In early August 1974, despite incredible risks and after six years of secret preparations, the CIA attempted to salvage the sunken Soviet ballistic missile submarine K-129 from the depths of the North Pacific Ocean. The audacious effort was undertaken with the cover of an undersea mining operation sponsored by eccentric billionaire Howard Hughes. Azorian-incorrectly identified as Project Jennifer by the press-was the most ambitious ocean engineering endeavor attempted by man. Following the accidental sinking of a Soviet missile submarine in March 1968, U.S. intelligence agencies were able to determine the precise location and to develop a means of raising the submarine from a depth of 16,400 feet. The remarkable salvage effort of the K-129, which contained nuclear-armed torpedoes and one nuclear tipped missile as well as crypto equipment, was conducted with Soviet naval ships a few hundred yards from the lift ship, the Hughes Glomar Explorer. While other books were previously published about this top-secret project, not one was based on interviews with the participants or on withheld government documents and film. The authors conducted interviews with men who were on board the Glomar Explorer and the USS Halibut, the submarine that found the wreckage, with U.S. naval intelligence officers, and with the Soviet submarine division commander and other Soviet officials and engineers.

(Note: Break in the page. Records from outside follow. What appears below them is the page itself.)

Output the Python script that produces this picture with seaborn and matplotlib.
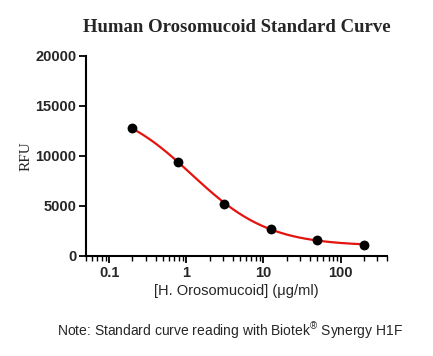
import numpy as np
import pandas as pd
import matplotlib
matplotlib.use('Agg')
import matplotlib.pyplot as plt
import seaborn as sns

# standard curve readings
conc = [0.195, 0.78, 3.125, 12.5, 50, 200]
rfu = [12770, 9430, 5230, 2700, 1570, 1130]
yticks = [0, 5000, 10000, 15000, 20000]
xticks = [0.1, 1, 10, 100]
xticklabels = ['0.1', '1', '10', '100']

std = pd.DataFrame({'conc': conc, 'rfu': rfu})

# 4 parameter logistic fit: grid over EC50 / hill, least squares for top & bottom
x = np.array(conc, dtype=float)
y = np.array(rfu, dtype=float)
best = None
for lc in np.linspace(-1.5, 2.5, 401):
    for b in np.linspace(0.2, 3.0, 141):
        s = 1.0 / (1.0 + (x / 10 ** lc) ** b)
        M = np.column_stack([1 - s, s])
        coef, *_ = np.linalg.lstsq(M, y, rcond=None)
        err = np.sum((M @ coef - y) ** 2)
        if best is None or err < best[0]:
            best = (err, lc, b, coef)
_, lc, b, (bottom, top) = best
xs = np.logspace(np.log10(x.min()), np.log10(x.max()), 200)
fit = pd.DataFrame({'conc': xs,
                    'rfu': bottom + (top - bottom) / (1 + (xs / 10 ** lc) ** b)})

sns.set_style('ticks')
plt.rcParams['font.family'] = ['Liberation Sans', 'DejaVu Sans']
plt.rcParams['mathtext.fontset'] = 'custom'
plt.rcParams['mathtext.rm'] = 'Liberation Sans'

fig = plt.figure(figsize=(4.33, 3.56), dpi=100)
ax = fig.add_axes([0.1986, 0.281, 0.695, 0.562])

sns.lineplot(x='conc', y='rfu', data=fit, ax=ax, color='#e3140f', lw=1.6)
sns.scatterplot(x='conc', y='rfu', data=std, ax=ax, color='black', s=50,
                edgecolor='black', linewidth=0, zorder=3)

ax.set_xscale('log')
ax.set_xlim(0.05, 400)
ax.set_ylim(0, 20000)
ax.set_yticks(yticks)
ax.set_yticklabels([str(t) for t in yticks], fontweight='bold', fontsize=10.5)
ax.set_xticks(xticks)
ax.set_xticklabels(xticklabels, fontweight='bold', fontsize=10.5)
ax.xaxis.set_minor_locator(matplotlib.ticker.LogLocator(base=10, subs=np.arange(2, 10)))
ax.xaxis.set_minor_formatter(matplotlib.ticker.NullFormatter())

for sp in ['left', 'bottom']:
    ax.spines[sp].set_linewidth(1.5)
    ax.spines[sp].set_color('black')
sns.despine(ax=ax)
ax.tick_params(axis='both', which='major', length=5, width=1.3, color='black', pad=2)
ax.tick_params(axis='x', which='minor', length=3.5, width=1.0, color='black')

ax.set_xlabel('[H. Orosomucoid] (\u03bcg/ml)', fontsize=10.5, labelpad=3)
ax.set_ylabel('RFU', fontsize=11, family=['Liberation Serif'], labelpad=2)
ax.set_title('Human Orosomucoid Standard Curve', fontsize=13.5, fontweight='bold',
             family=['Liberation Serif'], pad=17)

fig.text(0.531, 0.07, 'Note: Standard curve reading with Biotek$^{\u00ae}$ Synergy H1F',
         ha='center', va='center', fontsize=10)

fig.savefig('out.png', dpi=100)
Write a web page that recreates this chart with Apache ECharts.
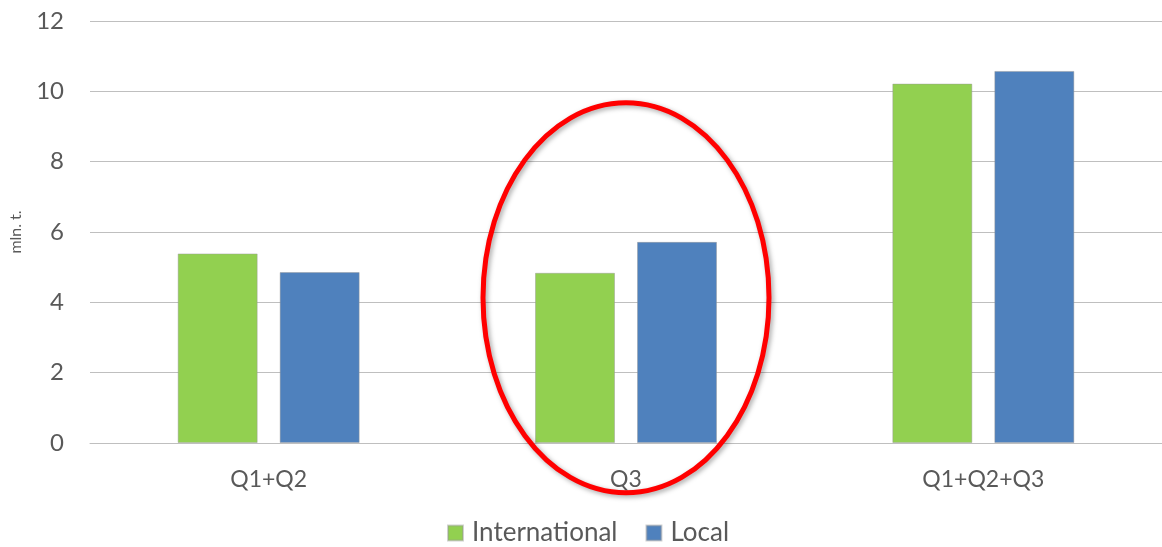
<!DOCTYPE html>
<html>
<head>
<meta charset="utf-8">
<style>html,body{margin:0;padding:0;background:#fff;}#c{width:1162px;height:547px;}</style>
<script src="https://cdn.jsdelivr.net/npm/echarts@6/dist/echarts.min.js"></script>
</head>
<body>
<div id="c"></div>
<script>
var categories = ['Q1+Q2', 'Q3', 'Q1+Q2+Q3'];
var international = [5.39, 4.84, 10.22];
var local = [4.86, 5.72, 10.58];
var yTicks = [0, 2, 4, 6, 8, 10, 12];

var FONT = 'Lato';
var TXT = '#595959';
var chart = echarts.init(document.getElementById('c'), null, {renderer: 'canvas'});
chart.setOption({
  animation: false,
  backgroundColor: '#ffffff',
  grid: {left: 90, width: 1078, top: 21, height: 422, containLabel: false},
  legend: {
    top: 515, left: 442,
    itemWidth: 15, itemHeight: 15, itemGap: 28,
    icon: 'rect',
    textStyle: {fontFamily: FONT, fontSize: 26, color: TXT, padding: [0, 0, 0, 4]},
    data: ['International', 'Local']
  },
  xAxis: {
    type: 'category', data: categories,
    axisLine: {show: true, lineStyle: {color: '#bfbfbf', width: 1}},
    axisTick: {show: false},
    axisLabel: {fontFamily: FONT, fontSize: 23, color: TXT, margin: 25}
  },
  yAxis: {
    type: 'value', min: yTicks[0], max: yTicks[yTicks.length - 1], interval: 2,
    name: 'mln. t.', nameLocation: 'middle', nameGap: 66, nameRotate: 90,
    nameTextStyle: {fontFamily: FONT, fontSize: 16, color: TXT},
    axisLine: {show: false}, axisTick: {show: false},
    axisLabel: {fontFamily: FONT, fontSize: 24, color: TXT, margin: 26},
    splitLine: {lineStyle: {color: '#bfbfbf', width: 1}}
  },
  series: [
    {name: 'International', type: 'bar', data: international, barWidth: 80, barGap: '27.5%',
     itemStyle: {color: '#92d050', borderColor: 'rgba(150,150,150,0.45)', borderWidth: 1}},
    {name: 'Local', type: 'bar', data: local, barWidth: 80,
     itemStyle: {color: '#4f81bd', borderColor: 'rgba(150,150,150,0.45)', borderWidth: 1}}
  ]
});

// red highlight ellipse around Q3
var cx = chart.convertToPixel({xAxisIndex: 0}, 'Q3');
var cy = chart.convertToPixel({yAxisIndex: 0}, 4.13);
chart.setOption({
  graphic: [{
    type: 'ellipse', z: 100,
    shape: {cx: cx, cy: cy, rx: 143, ry: 195},
    style: {fill: 'none', stroke: '#ff0000', lineWidth: 5,
            shadowBlur: 5, shadowColor: 'rgba(0,0,0,0.35)', shadowOffsetX: 2, shadowOffsetY: 2}
  }]
});
</script>
</body>
</html>
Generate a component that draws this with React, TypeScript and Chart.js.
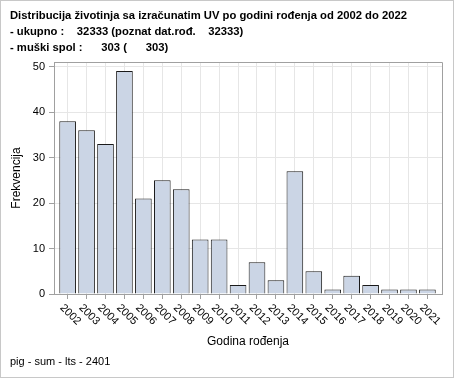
import React, { useEffect, useRef } from "react";
import { Chart, registerables } from "chart.js";

Chart.register(...registerables);

const years = ["2002","2003","2004","2005","2006","2007","2008","2009","2010","2011","2012","2013","2014","2015","2016","2017","2018","2019","2020","2021"];
const counts = [38, 36, 33, 49, 21, 25, 23, 12, 12, 2, 7, 3, 27, 5, 1, 4, 2, 1, 1, 1];
const yTicks = [0, 10, 20, 30, 40, 50];
const titleLines = [
  "Distribucija životinja sa izračunatim UV po godini rođenja od 2002 do 2022",
  "- ukupno :    32333 (poznat dat.rođ.    32333)",
  "- muški spol :      303 (      303)",
];
const footer = "pig - sum - lts - 2401";
const xTitle = "Godina rođenja";
const yTitle = "Frekvencija";

const FONT = "'Liberation Sans', Arial, sans-serif";

const decor = {
  id: "decor",
  afterDraw(chart: any) {
    const ctx = chart.ctx as CanvasRenderingContext2D;
    const a = chart.chartArea;
    const W = chart.width, H = chart.height;
    ctx.save();
    ctx.strokeStyle = "#c8c8c8";
    ctx.lineWidth = 1;
    ctx.strokeRect(0.5, 0.5, W - 1, H - 1);
    ctx.strokeStyle = "#a0a0a0";
    ctx.beginPath();
    ctx.moveTo(Math.round(a.left) + 0.5, Math.round(a.top) + 0.5);
    ctx.lineTo(Math.round(a.right) + 0.5, Math.round(a.top) + 0.5);
    ctx.lineTo(Math.round(a.right) + 0.5, Math.round(a.bottom) + 0.5);
    ctx.stroke();
    ctx.fillStyle = "#000";
    ctx.textAlign = "left";
    ctx.textBaseline = "alphabetic";
    ctx.font = `bold 11.25px ${FONT}`;
    titleLines.forEach((t, i) => ctx.fillText(t, 10, 19 + i * 16));
    ctx.font = `11px ${FONT}`;
    ctx.fillText(footer, 10, 365);
    ctx.font = `12px ${FONT}`;
    ctx.textAlign = "center";
    ctx.fillText(xTitle, (a.left + a.right) / 2, 345);
    ctx.save();
    ctx.translate(19.5, (a.top + a.bottom) / 2);
    ctx.rotate(-Math.PI / 2);
    ctx.fillText(yTitle, 0, 0);
    ctx.restore();
    const xs = chart.scales.x;
    ctx.font = `11px ${FONT}`;
    ctx.textAlign = "left";
    ctx.textBaseline = "middle";
    years.forEach((y, i) => {
      const px = xs.getPixelForValue(i);
      ctx.save();
      ctx.translate(px - 6, a.bottom + 12);
      ctx.rotate(Math.PI / 4);
      ctx.fillText(y, 0, 0);
      ctx.restore();
    });
    ctx.restore();
  },
};

export default function App() {
  const ref = useRef<HTMLCanvasElement>(null);
  useEffect(() => {
    const chart = new Chart(ref.current!, {
      type: "bar",
      data: {
        labels: years,
        datasets: [
          {
            data: counts,
            backgroundColor: "#cbd5e5",
            borderColor: "#1a1a1a",
            borderWidth: 1,
            barPercentage: 0.88,
            categoryPercentage: 1,
          },
        ],
      },
      options: {
        animation: false,
        responsive: false,
        devicePixelRatio: 1,
        layout: { padding: { left: 0, top: 62, right: 12, bottom: 0 } },
        plugins: { legend: { display: false }, title: { display: false }, tooltip: { enabled: false } },
        scales: {
          x: {
            offset: true,
            grid: { offset: false, color: "#e6e6e6", tickColor: "#a0a0a0", tickLength: 5, drawTicks: true },
            border: { color: "#a0a0a0" },
            ticks: { display: false },
            afterBuildTicks: (s: any) => { s._startValue = -0.72; s._valueRange = 20.49; },
            afterFit: (s: any) => { s.height = 84; },
          },
          y: {
            min: 0,
            max: 51,
            grid: { color: "#e6e6e6", tickColor: "#a0a0a0", tickLength: 5 },
            border: { color: "#a0a0a0" },
            ticks: { padding: 4, color: "#000", font: { family: FONT, size: 11 } },
            afterBuildTicks: (s: any) => { s.ticks = yTicks.map((v) => ({ value: v })); },
            afterFit: (s: any) => { s.width = 54; },
          },
        },
      },
      plugins: [decor],
    });
    return () => chart.destroy();
  }, []);
  return (
    <div style={{ position: "fixed", left: 0, top: 0, width: 454, height: 378, background: "#fff" }}>
      <canvas ref={ref} width={454} height={378} style={{ display: "block" }} />
    </div>
  );
}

They also had access to the Glomar Explorer's logs and other documents from U.S. and Soviet sources The book is based, in part, on the research for Michael White's documentary film Azorian: The Raising of the K-129, released in late 2009. The research for the book and the documentary forced the CIA to issue a brief report on Project Azorian in early 2010, with one-third of the document censored.